Hoje, diríamos um ateu.
A
Fábula é a alegoria de uma colmeia que vive harmoniosamente, onde as
abelhas satisfazem os seus desejos e interesses, sem nenhuma
consideração prévia do bem coletivo. Este surge de suas ações, da
proteção da propriedade, da sua riqueza, do desenvolvimento de uma
economia de mercado, estando as leis a serviço dessas condições. O
resultado é a prosperidade de todos. Como acontece em qualquer sociedade
baseada na livre-iniciativa e no empreendedorismo, nascem desigualdades
sociais e considerações que são politicamente utilizadas por
reformadores (ou revolucionários), que tudo pretendem mudar a partir de
suas próprias convicções dogmáticas. Tomam o poder e partem para uma
reforma dos costumes, com proibições dos mais diferentes tipos, sendo o
“vício” e o “pecado” os objetos de sua fúria destruidora. O resultado é a
decadência dessa nova sociedade e do seu Estado, produzindo a miséria
generalizada. Mensagem principal: toda política deve começar pela
natureza tal como ela é, e não como alguns pretendam que ela deva ser.
A
experiência comunista do século 20 bem mostrou o preço a ser pago pela
imposição à força de reformas políticas. A União Soviética tentou
reconstruir totalmente a sociedade, almejando criar um novo homem, visto
que o antigo seria um mero produto da sociedade capitalista, fundada no
egoísmo e na exploração do outro. Nasceria, graças à violência, um novo
mundo. Partiram para a coletivização da terra, expropriando os kulaks,
que eram nada mais do que agricultores familiares, pequenos e médios
proprietários, reunindo-os em fazendas coletivas sob o jugo dos
comunistas. O novo dever-ser humano/comunista faria a revolução total do
ser humano/capitalista. Resultado: a fome generalizada, o Holodomor na
Ucrânia, genocídio pela fome, com homens, mulheres e crianças vagando
pelos campos e cidades, esquálidos, morrendo como zumbis sem rumo, e os
casos extremos de canibalismo. Mensagem: a propriedade privada não pode
ser desrespeitada e a natureza humana deve ser tomada tal como ela é.
Um
caso particularmente paradigmático da época de Mandeville, na
Inglaterra, era o alcoolismo, objeto dos reformadores que pretendiam
aboli-lo. Era um “vício” a ser extirpado. Acontece que esse “vício”

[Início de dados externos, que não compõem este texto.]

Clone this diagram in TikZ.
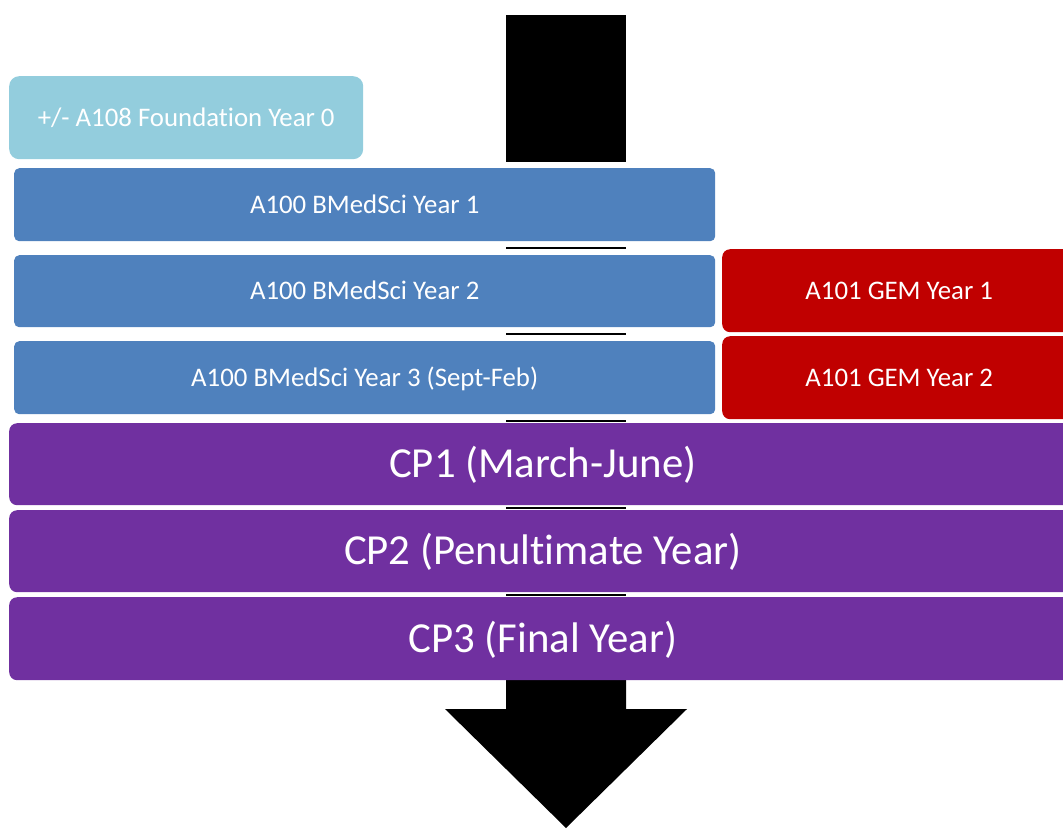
\documentclass[tikz,border=0pt]{standalone}
\usepackage{fontspec}
\setmainfont{Carlito}[Ligatures=NoCommon]
\usepackage{xcolor}
\usetikzlibrary{positioning}

\definecolor{foundblue}{HTML}{93CDDD}
\definecolor{medblue}{HTML}{4F81BD}
\definecolor{gemred}{HTML}{C00000}
\definecolor{cppurple}{HTML}{7030A0}

\begin{document}
\begin{tikzpicture}[x=1pt,y=-1pt,
		stage/.style={fill=#1, text=white, inner sep=0pt, anchor=north west,
			rounded corners=8pt, font=\fontsize{26.8}{30}\selectfont,
			text height=17pt, text depth=0pt},
		cpstage/.style={stage=cppurple, font=\fontsize{42.8}{48}\selectfont,
			text height=27pt, minimum width=1067pt}]
		% Drawing units are the pixels of the page, y running downwards.
		\def\bw{701}
		\def\gw{354}

		\useasboundingbox (0,0) rectangle (1063,828);
		\clip (0,0) rectangle (1063,828);

		% The long arrow behind the stages.  Only its ends are seen,
		% and a thin line of the shaft in each gap.
		\fill[black] (506,15) rectangle (626,162);
		\fill[black] (506,680) -- (506,709) -- (445,709) -- (566,828)
			-- (687,709) -- (626,709) -- (626,680) -- cycle;
		\foreach \y in {248,334,421,508,595} {
			\draw[line width=2pt] (506,\y) -- (626,\y);
		}

		% Entry year and the BMedSci years.
		\node[stage=foundblue, rounded corners=10pt, minimum width=354pt,
			minimum height=83pt] (yr0) at (9,76) {+/- A108 Foundation Year 0};
		\node[stage=medblue, rounded corners=5pt, minimum width=\bw pt,
			minimum height=73pt] (yr1) at (14,168) {A100 BMedSci Year 1};
		\node[stage=medblue, rounded corners=5pt, minimum width=\bw pt,
			minimum height=72pt] (yr2) at (14,255) {A100 BMedSci Year 2};
		\node[stage=medblue, rounded corners=5pt, minimum width=\bw pt,
			minimum height=73pt] (yr3) at (14,341) {A100 BMedSci Year 3 (Sept-Feb)};

		% Graduate entry, beside years 2 and 3.
		\node[stage=gemred, minimum width=\gw pt, minimum height=83pt]
			(gem1) at (722,249) {A101 GEM Year 1};
		\node[stage=gemred, minimum width=\gw pt, minimum height=83pt]
			(gem2) at (722,336) {A101 GEM Year 2};

		% Clinical phases, common to both routes.
		\node[cpstage, minimum height=82pt] (cp1) at (9,423) {CP1 (March-June)};
		\node[cpstage, minimum height=82pt] (cp2) at (9,510) {CP2 (Penultimate Year)};
		\node[cpstage, minimum height=83pt] (cp3) at (9,597) {CP3 (Final Year)};
	\end{tikzpicture}
\end{document}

decorre naturalmente do prazer das pessoas, que têm pleno direito ao
prazer que dele extraem, não tendo o Estado nada a ver com isso. Não é
função estatal corrigir costumes seja em nome da moral, da religião ou
do que considera como “saúde”. Ademais, esse vício alimenta toda uma
cadeia produtiva, começando na agricultura, passando pela indústria e
culminando no comércio, nutrindo os cofres púbicos com os impostos.
Hoje,
o novo “vício” a ser combatido é o cigarro, o bode expiatório da vez.
Em sua forma eletrônica, o vape, por exemplo, é proibido no Brasil, mas é
de uso intensivo em festas, podendo ser comprado em qualquer lugar. A
proibição, no caso, só tem o efeito colateral do contrabando, do mercado
ilegal, sem que nenhum imposto seja arrecado. O mesmo já começa a
ocorrer com carnes, comidas gordurosas ou salgadas e assim por diante.
Amanhã será o “imposto do pecado” ou do “luxo”. Mensagem: o prazer das
pessoas e a satisfação dos seus interesses não deveriam ser submetidos à
prévia autorização ou punição estatal.
Mensagem
final: as pessoas têm todo o direito ao “egoísmo”, a gostarem de si,
sem que o Estado tenha o menor direito de imiscuir-se nesse domínio.
Sejam libertinos, sejam politicamente incorretos. Eis a mensagem
mandevilliana e minha deste novo ano que se inicia. Feliz 2023!